[Haskell-cafe] Investing in languages

Stuart A. Kurtz stuart at cs.uchicago.edu
Thu Jul 12 20:57:16 UTC 2018


Dear Stefan,

> BTW, the choice of programming language is also often influenced by the
> whole CS faculty members (not just the programming-language guys), and
> guess what: most of them don't use anything like Haskell in
> their projects.

I suspect this varies from institution to institution. My experience is that the faculty who most often teach a course have the most to say regarding its subject matter. Of course, the decision isn’t a simple matter of personal preference, as there are other collegial considerations, e.g., preparing students for subsequent classes, and in making it easy to recruit other faculty and teaching staff to cover other sections.

What this has meant at Chicago is that our mainstream intro course starts with Typed Racket, even though John Reppy (who regularly teaches it) would naturally prefer SMLNJ. On the other hand, the course was Scheme/Racket before, and the movement to Typed Racket is consistent with both the longstanding traditions of the course (which go back to SICP), and the idiosyncrasies of its faculty lead.

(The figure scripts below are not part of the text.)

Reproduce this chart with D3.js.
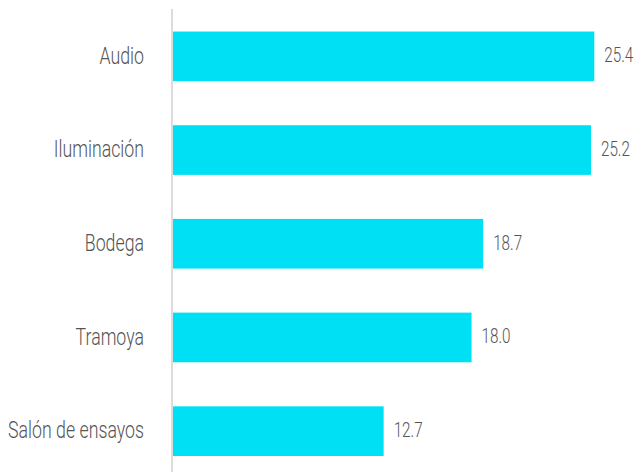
<!DOCTYPE html>
<html>
<head>
<meta charset="utf-8">
<script src="https://cdn.jsdelivr.net/npm/d3@7"></script>
<style>
  html, body { margin: 0; padding: 0; background: #fff; }
  svg { display: block; }
  text { font-family: "Roboto", "Liberation Sans", sans-serif; font-weight: 300; }
</style>
</head>
<body>
<svg id="chart" width="635" height="472"></svg>
<script>
const categories = ["Audio", "Iluminación", "Bodega", "Tramoya", "Salón de ensayos"];
const values = [25.4, 25.2, 18.7, 18.0, 12.7];

const svg = d3.select("#chart");
const W = 635, H = 472;

const x = d3.scaleLinear().domain([0, 25.4]).range([173, 594.3]);
const y = d3.scaleBand().domain(categories).range([9.5, 478]).paddingInner(0.47).paddingOuter(0.235);

// axis line
svg.append("line")
  .attr("x1", 172).attr("x2", 172)
  .attr("y1", 9).attr("y2", H)
  .attr("stroke", "#dcdcdc").attr("stroke-width", 2);

// bars
svg.selectAll("rect.bar").data(categories).join("rect")
  .attr("class", "bar")
  .attr("x", x(0))
  .attr("y", d => y(d))
  .attr("width", (d, i) => x(values[i]) - x(0))
  .attr("height", y.bandwidth())
  .attr("fill", "#00e0f4");

// condensing factors (reference font is a condensed face)
function measure(str, size) {
  const t = svg.append("text").attr("font-size", size).text(str);
  const w = t.node().getComputedTextLength();
  t.remove();
  return w;
}
const catSize = 24, valSize = 19.5;
const kCat = 136 / measure("Salón de ensayos", catSize);
const kVal = 29 / measure("25.4", valSize);

// category labels
svg.selectAll("text.cat").data(categories).join("text")
  .attr("class", "cat")
  .attr("transform", d => `translate(144,${y(d) + y.bandwidth() / 2 - 1.5}) scale(${kCat},1)`)
  .attr("dy", "0.36em")
  .attr("text-anchor", "end")
  .attr("font-size", catSize)
  .attr("fill", "#555555")
  .text(d => d);

// value labels
svg.selectAll("text.val").data(categories).join("text")
  .attr("class", "val")
  .attr("transform", (d, i) => `translate(${x(values[i]) + 10},${y(d) + y.bandwidth() / 2 - 1}) scale(${kVal},1)`)
  .attr("dy", "0.36em")
  .attr("font-size", valSize)
  .attr("fill", "#555555")
  .text((d, i) => values[i].toFixed(1));
</script>
</body>
</html>
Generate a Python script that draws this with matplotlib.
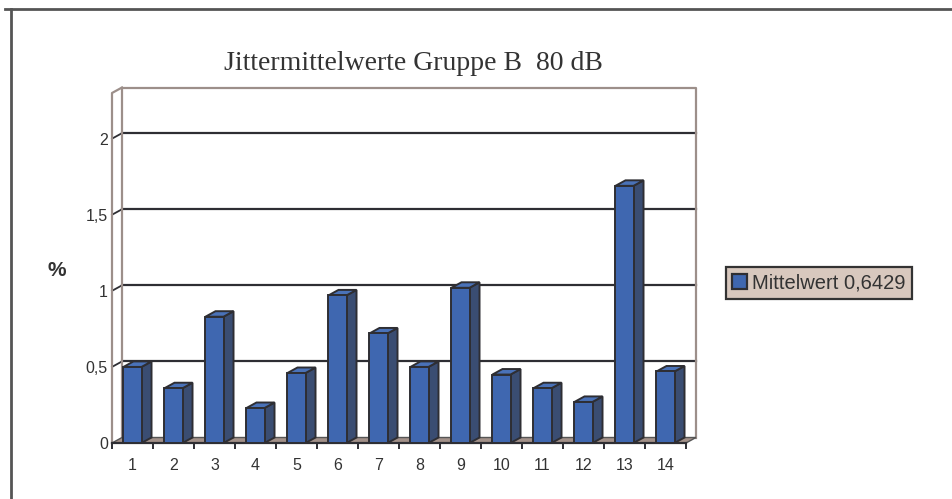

On the other hand, I teach the honors version, and for many years the only section of it. Having no one to satisfy but myself, I settled on Haskell. These days, there’s a second section, and Ravi Chugh and I collaborate. FWIW, I’m not a PL guy, but rather am a theoretician via mathematical logic and computability theory. We get less push-back than you’d expect, as the quality of our students is taken as indicative of the quality of our choices.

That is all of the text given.